Java Observability, Manageability in the Cloud

In API, Manageability on January 30, 2009 at 10:14 pm

Have you done this fire-drill: you have a high traffic/volume web application, it is sluggish or unstable. Your team is called to figure out if the problem is in the application, middleware stack, operating system or somewhere else in the deployment configuration??

This is where Observability comes in: Being able to dynamically probe resource usage (across all levels of the infrastructure/application stack) at a granular level, control probing overheads and associating actions or triggers with those probes at all levels.At a system level,  DTrace is a good example, on Solaris & Mac OS X. There’s even a Java API for DTrace.
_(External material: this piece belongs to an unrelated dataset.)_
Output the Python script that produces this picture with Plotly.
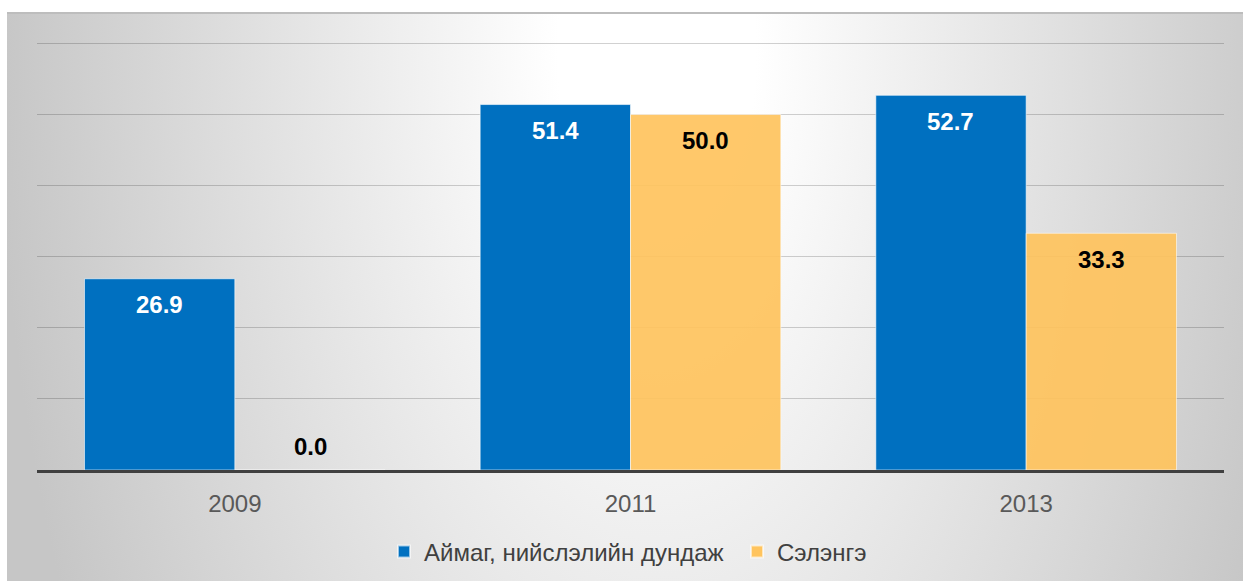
import base64
import plotly.graph_objects as go

years = ["2009", "2011", "2013"]
series_names = ["Аймаг, нийслэлийн дундаж", "Сэлэнгэ"]
avg_values = [26.9, 51.4, 52.7]
selenge_values = [0.0, 50.0, 33.3]

BLUE = "#0070C0"
ORANGE = "#FFC45E"
FONT = "Liberation Sans, Arial, sans-serif"

W, H = 1243, 581
L, R, T, B = 37, 19, 42, 111
pw, ph = W - L - R, H - T - B

# Radial grey background panel (SVG data URI)
panel_w, panel_h = 1236, 569
svg = f'''<svg xmlns="http://www.w3.org/2000/svg" width="{panel_w}" height="{panel_h}" viewBox="0 0 {panel_w} {panel_h}" preserveAspectRatio="none">
<defs><radialGradient id="g" gradientUnits="userSpaceOnUse" cx="0" cy="0" r="1" gradientTransform="translate(650 40) scale(660 1250)">
<stop offset="0" stop-color="#ffffff"/><stop offset="0.15" stop-color="#ffffff"/><stop offset="1" stop-color="#c6c6c6"/></radialGradient></defs>
<rect x="0" y="0" width="{panel_w}" height="{panel_h}" fill="url(#g)"/>
<rect x="0" y="0" width="{panel_w}" height="2" fill="#bdbdbd"/>
</svg>'''
src = "data:image/svg+xml;base64," + base64.b64encode(svg.encode()).decode()

px0, py0 = 7, 12
img_x = (px0 - L) / pw
img_y = (H - B - py0) / ph
img_sx = panel_w / pw
img_sy = panel_h / ph


def px_to_paper_x(px):
    return (px - L) / pw


def px_to_paper_y(py):
    return (H - B - py) / ph


fig = go.Figure()
fig.add_trace(go.Bar(x=years, y=avg_values, name=series_names[0], legend="legend",
                     marker=dict(color=BLUE, line=dict(color="rgba(255,255,255,0.6)", width=1))))
fig.add_trace(go.Bar(x=years, y=selenge_values, name=series_names[1], legend="legend2",
                     marker=dict(color=ORANGE, opacity=0.92, line=dict(color="rgba(255,255,255,0.6)", width=1))))

annotations = []
for i, (a, s) in enumerate(zip(avg_values, selenge_values)):
    for val, off, col in ((a, -0.19, "white"), (s, 0.19, "black")):
        annotations.append(dict(
            x=i + off, y=val, xref="x", yref="y", text=f"{val:.1f}",
            showarrow=False, yanchor="middle",
            yshift=-26 if val > 0 else 24,
            font=dict(family=FONT, size=24, color=col, weight="bold"),
        ))

legend_common = dict(orientation="h", xanchor="left", y=px_to_paper_y(552), yanchor="middle",
                     font=dict(family=FONT, size=24, color="#404040"), bgcolor="rgba(0,0,0,0)",
                     itemsizing="constant")

fig.update_layout(
    width=W, height=H,
    margin=dict(l=L, r=R, t=T, b=B, pad=0, autoexpand=False),
    paper_bgcolor="white",
    plot_bgcolor="rgba(0,0,0,0)",
    barmode="group", bargap=0.24, bargroupgap=0,
    font=dict(family=FONT),
    showlegend=True,
    legend=dict(x=px_to_paper_x(384), **legend_common),
    legend2=dict(x=px_to_paper_x(737), **legend_common),
    xaxis=dict(showgrid=False, showline=True, linecolor="#404040", linewidth=3,
               ticks="outside", ticklen=10, tickcolor="rgba(0,0,0,0)",
               tickfont=dict(size=24, color="#595959"), range=[-0.5, 2.5]),
    yaxis=dict(range=[0, 60.2], dtick=10, showgrid=True, gridcolor="rgba(0,0,0,0.18)", gridwidth=1,
               showticklabels=False, zeroline=False, showline=False),
    annotations=annotations,
    images=[dict(source=src, xref="paper", yref="paper", x=img_x, y=img_y,
                 sizex=img_sx, sizey=img_sy, xanchor="left", yanchor="top",
                 sizing="stretch", layer="below")],
)

fig.write_html("out.html", config={"displayModeBar": False},
               post_script="document.body.style.margin='0';document.body.style.overflow='hidden';")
Of course, there are other profiling libraries that offer low over-head, extremely fine-grained probes, aggregation capabilities (e.g. JETM).

Manageability is another important consideration: Being able to control and manage applications via standard management systems. This involves (hopefully) consistent instrumentation mechanisms, and standard isolation mechanisms between IT resources being managed, and external management systems. JMX is an example of one such standard. Other options such as JMX to SNMP bridge, MIBs compiled to MXBeans are some methods of integrating managed resources in to higher level (management) frameworks.

Flexible binding of computing infrastructure to workloads, is a key value proposition of the Cloud Computing model. Cloud computing providers like Amazon serve the needs of typical web workloads, by providing access to their dynamic infrastructure.

The problem is workload diversity. Vendors like Amazon, Google essentially offer Distributed computing workload platforms. Imagine tracing application performance issues on a distributed platform!

So, why is Observability and Manageability more important in the Cloud?

Because consumption of a fixed resource like CPU hrs is not optimal when you are on a “elastic”/dynamic infrastructure. You’d want to pay for exact utilization levels.

Because you want monitoring arrangements that work seamlessly, as they do on a single system, but on top of “elastic”/dynamic infrastructure.

There are many other reasons, of course: 

Being able to manage the lifecycle of applications in an automated manner, in a distributed computing environment is perhaps the biggest use case for Manageability in the Cloud.

Metering, Billing, Performance monitoring, Sizing and Capacity planning are some examples of activities in the Cloud computing model that leverage the same underlying Observability principles (Instrumentation, dynamic probes, support for aggregating metrics etc).

Lets look at a couple of examples of what Observability and Manageability capabilities can enable in the Cloud computing context:

  • Customers can pay at a more granular level of Throughput levels (Requests or Transactions processed per unit of time) for a given latency (and other SLA items), so your charge back model makes sense, in the context of your business activities.
  • Enable better  business opportunities, in a cost-effective manner. e.g. Mashery focuses metering/instrumentation at the API level, but the proposition in this context: Open up your API’s, meter it to provide you with an automated “business development filtering” mechanism….attractive if you’re in the right business, even on the “long tail” i.e customer traffic/volume is not high, but at least you have an ecosystem (100’s of developers or partners) to support the long tail, without burning your bank account. See my earlier post on RESTful business for more context here…these considerations are more valid in the Cloud computing paradigm.
  • Ensuring DoS style attacks don’t give you a heart attack (because your elastic cloud racked up a huge bill)

Observability and Manageability are key “infrastructure” capabilities in the Cloud computing model that enable features/value proposition such as the ones discussed above. These are not new ideas, but adaption of time tested ideas to a new computing paradigm (i.e predominantly distributed computing over adaptive/dynamic infrastructure, but other variations will crop up).